Even at a trifling 14%, India’s new parliament will have the most women members ever

Quartz India, May 27, 2019

India’s parliament is still a considerable distance from a reasonable measure of gender equality, but undoubtedly, it has made strides.

At 14%, or 77 of all 542 seats, the 17th Lok Sabha (lower house of parliament) will have the highest representation of women ever, according to Lok Dhaba, a repository of election results based on data from the election commission of India (ECI).

The share of sitting women members of parliament (MPs) is up from 5% in the first Lok Sabha way back in 1952.

Priyanka Chaturvedi, a Congress spokesperson who joined the ruling Bharatiya Janata Party’s ally Shiv Sena only a few weeks before the elections, observed that women had a better winning streak than men during the recent polls.

In 2019, up to 715 women candidates contested the Lok Sabha elections versus 7,334 males—10% of women won as opposed to 6% of the men.

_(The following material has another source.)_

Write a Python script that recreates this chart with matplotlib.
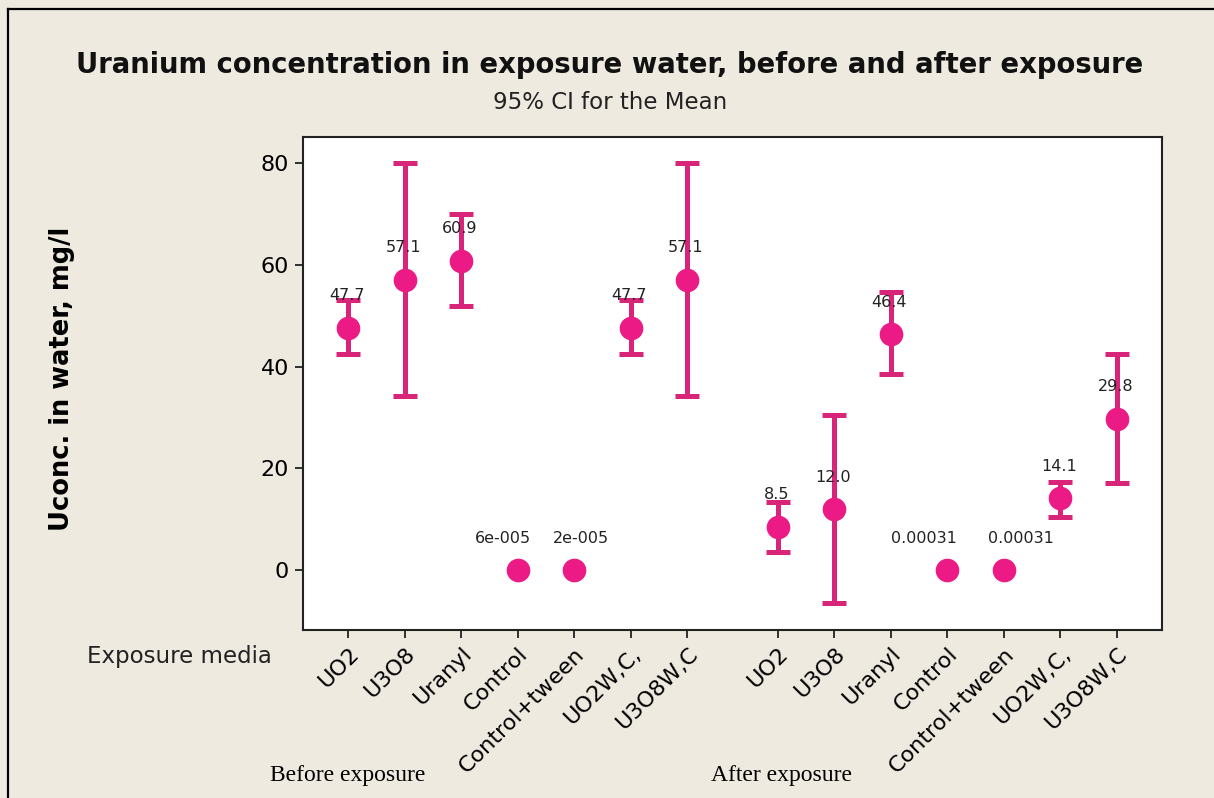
import numpy as np
import matplotlib.pyplot as plt
from matplotlib.lines import Line2D

# Данные: средние и 95% доверительные интервалы
media = ['UO2', 'U3O8', 'Uranyl', 'Control', 'Control+tween', 'UO2W,C,', 'U3O8W,C']
before_mean = [47.7, 57.1, 60.9, 0.00006, 0.00002, 47.7, 57.1]
before_low = [42.6, 34.3, 51.9, None, None, 42.6, 34.3]
before_high = [53.1, 80.1, 70.0, None, None, 53.1, 80.1]
before_labels = ['47.7', '57.1', '60.9', '6e-005', '2e-005', '47.7', '57.1']

after_mean = [8.5, 12.0, 46.4, 0.00031, 0.00031, 14.1, 29.8]
after_low = [3.6, -6.5, 38.5, None, None, 10.5, 17.2]
after_high = [13.4, 30.6, 54.8, None, None, 17.4, 42.6]
after_labels = ['8.5', '12.0', '46.4', '0.00031', '0.00031', '14.1', '29.8']

bg = '#EEEAE0'
pink = '#EC1A84'
bar_color = '#D82479'

fig = plt.figure(figsize=(12.14, 7.98), dpi=100, facecolor=bg)
ax = fig.add_axes([0.2496, 0.2105, 0.9572 - 0.2496, 0.8283 - 0.2105])
ax.set_facecolor('white')

pos_before = np.arange(len(media))
pos_after = np.arange(len(media)) + 7.6
x = np.concatenate([pos_before, pos_after])
mean = np.array(before_mean + after_mean)
low = np.array([np.nan if v is None else v for v in before_low + after_low])
high = np.array([np.nan if v is None else v for v in before_high + after_high])
labels = before_labels + after_labels

ok = ~np.isnan(low)
ax.errorbar(x[ok], mean[ok], yerr=[mean[ok] - low[ok], high[ok] - mean[ok]],
            fmt='none', ecolor=bar_color, elinewidth=3.6, capsize=8.5, capthick=3.6, zorder=2)
ax.plot(x, mean, 'o', color=pink, markersize=16, zorder=3)

# подписи контролей раздвигаем, чтобы не налезали друг на друга
shift = {3: -11, 4: 5, 10: -17, 11: 12}
for i, (xi, yi, lab) in enumerate(zip(x, mean, labels)):
    ax.annotate(lab, (xi, yi), xytext=(shift.get(i, -1), 23), textcoords='offset points',
                ha='center', va='center', fontsize=11.5, color='#222222', zorder=4)

ax.set_xlim(-0.8, 14.4)
ax.set_ylim(-11.8, 85.2)
ax.set_yticks([0, 20, 40, 60, 80])
ax.set_xticks(x)
ax.set_xticklabels(media + media, rotation=45, ha='right', va='top',
                   rotation_mode='anchor', fontsize=16)
ax.tick_params(axis='both', direction='out', length=6, width=1.3, color='#222222')
ax.tick_params(axis='y', labelsize=16, pad=4)
ax.tick_params(axis='x', pad=4)
for s in ax.spines.values():
    s.set_linewidth(1.5)
    s.set_color('#222222')

fig.text(0.5025, 0.9185, 'Uranium concentration in exposure water, before and after exposure',
         ha='center', va='center', fontsize=19.8, fontweight='bold', color='#111111')
fig.text(0.5025, 0.872, '95% CI for the Mean', ha='center', va='center', fontsize=16.5,
         color='#222222')
fig.text(0.051, 0.525, 'Uconc. in water, mg/l', rotation=90, ha='center', va='center',
         fontsize=18.5, fontweight='bold')
fig.text(0.224, 0.177, 'Exposure media', ha='right', va='center', fontsize=16.5,
         color='#222222')
fig.text(0.222, 0.028, 'Before exposure', ha='left', va='center', fontsize=17,
         family='Liberation Serif')
fig.text(0.586, 0.028, 'After exposure', ha='left', va='center', fontsize=17,
         family='Liberation Serif')

# Рамка вокруг графика (слева и сверху)
bx = 8 / 1214
by = 1 - 9 / 798
fig.add_artist(Line2D([bx, bx], [0, by], transform=fig.transFigure, color='black', lw=1.6))
fig.add_artist(Line2D([bx, 1], [by, by], transform=fig.transFigure, color='black', lw=1.6))

plt.savefig('out.png', dpi=100, facecolor=bg)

Some of the larger states saw a higher number of women winning, Quartz’s analysis of Lok Dhaba data shows. India’s most populous state with 80 seats, Uttar Pradesh elected the most number of women (11).

The profiles of 700-plus female candidates contesting the 2019 general elections, according to an analysis by the Association for Democratic Reforms, are as follows:

  • 396 women candidates attained graduate-level or more of education. That’s over half the total pool.
  • 531 aged between 25 and 50 years. A quarter of them were aged between 51 and 80 years. The youngest was 25-year-old Chandrani Murmu of Biju Janata Dal (BJP) who won from Keonjhar, Odisha.
  • 110 had criminal cases registered against them. Up to 78 faced serious charges.
  • 255 crorepati women candidates. The average assets of women candidates stood at Rs5.63 crore ($810,945). Hema Malini, a two-time winner from Mathura, Uttar Pradesh, boasted of the highest value of assets with over Rs250 crore.

Smriti Irani, who beat Congress president Rahul Gandhi on his traditional home turf, Amethi, is being heralded as the biggest winner of them all. Pragya Thakur, the Malegaon blast-accused who called Mahatma Gandhi’s assassin Nathuram Godse a patriot, is perhaps the most controversial among them.